After he performed his first, trial assignment to his handlers’ satisfaction, he was awarded with a bigger assignment: go to Georgia. “They gave me 214,000 rubles [about $3,550] to spend for a month and a half,” Osipov said. “I was supposed to go back to Moscow in December as, I guess, they were still testing me.”
Osipov was tasked with spying on two people in particular: self-exiled chairman of the LPR, Yaroslav Konvey, and Anton Mikhalchuk, a manager with the opposition group Free Russia Foundation. Upon his arrival, Osipov says he went directly to the two and told them outright that he was recruited by the FSB. He says he was trying to warn the LPR leadership all along, but failed to arrange a tête-à-tête with them until he arrived in Georgia.
He offered to send false info back to his superiors and throw them off the track, but they appeared to be mistrustful and spread the word among their colleagues about an informant in their midst, Osipov said. Word soon reached Osipov’s girlfriend, who runs a tiny bar in Tbilisi. She asked him directly if he was working for the FSB. “I said yes, as I realized that she must’ve heard about it from the people I trusted,” he said.
Osipov continued reporting back to Moscow and convinced his handlers to extend his stay in Georgia. “I loved the city and had a good life here, so I did my best to stay as long as I could and have the FSB pay for it,” he said. Even his handlers appeared curious about vacation options in Georgia: on top of his main job, he says, they asked him to collect intel on nice bars and landmarks worth checking out.

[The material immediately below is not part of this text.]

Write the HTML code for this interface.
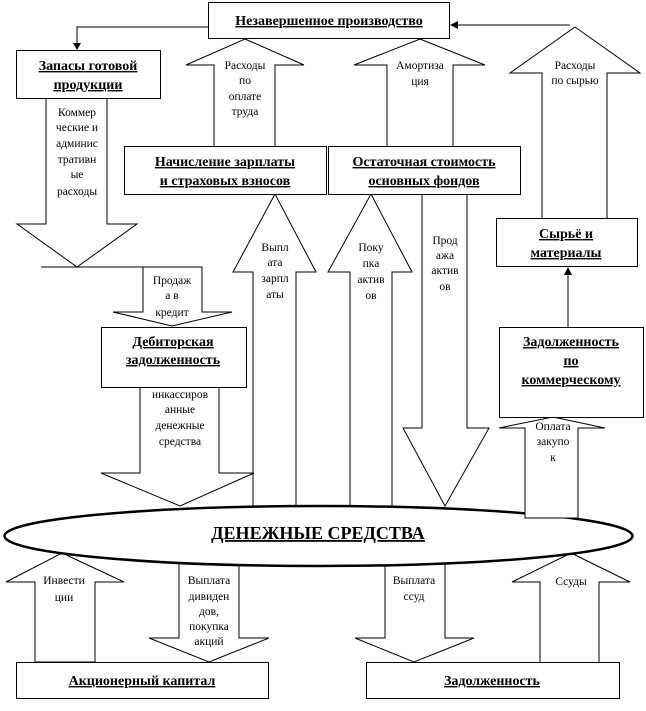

Following Russia’s invasion of Ukraine, the handlers did not need much convincing to extend Osipov’s stay further.
“With so many people coming, they needed more eyes on the ground,” Osipov said.
Infuriated by the war, he stopped responding to his handlers in March, Osipov says. In June, he spoke to Meduza, which fact-checked his claims, found his handlers and published their identities, and also spoke to the activists that Osipov was supposed to follow. Meduza also published screenshots of Osipov’s chats with his FSB bosses.
The story still raised question marks among some Russians in Georgia. Some were surprised by Osipov’s choice to try to pull one over on Russia’s formidable security service, though others put it down to his young age. Osipov says that he is indeed worried about the potential of FSB revenge, especially given that his mother remains back in Moscow; but he’s not so concerned about himself.
“I don’t think I’m that important for them to come chasing me here,” he said. “And I can always move to the next place.”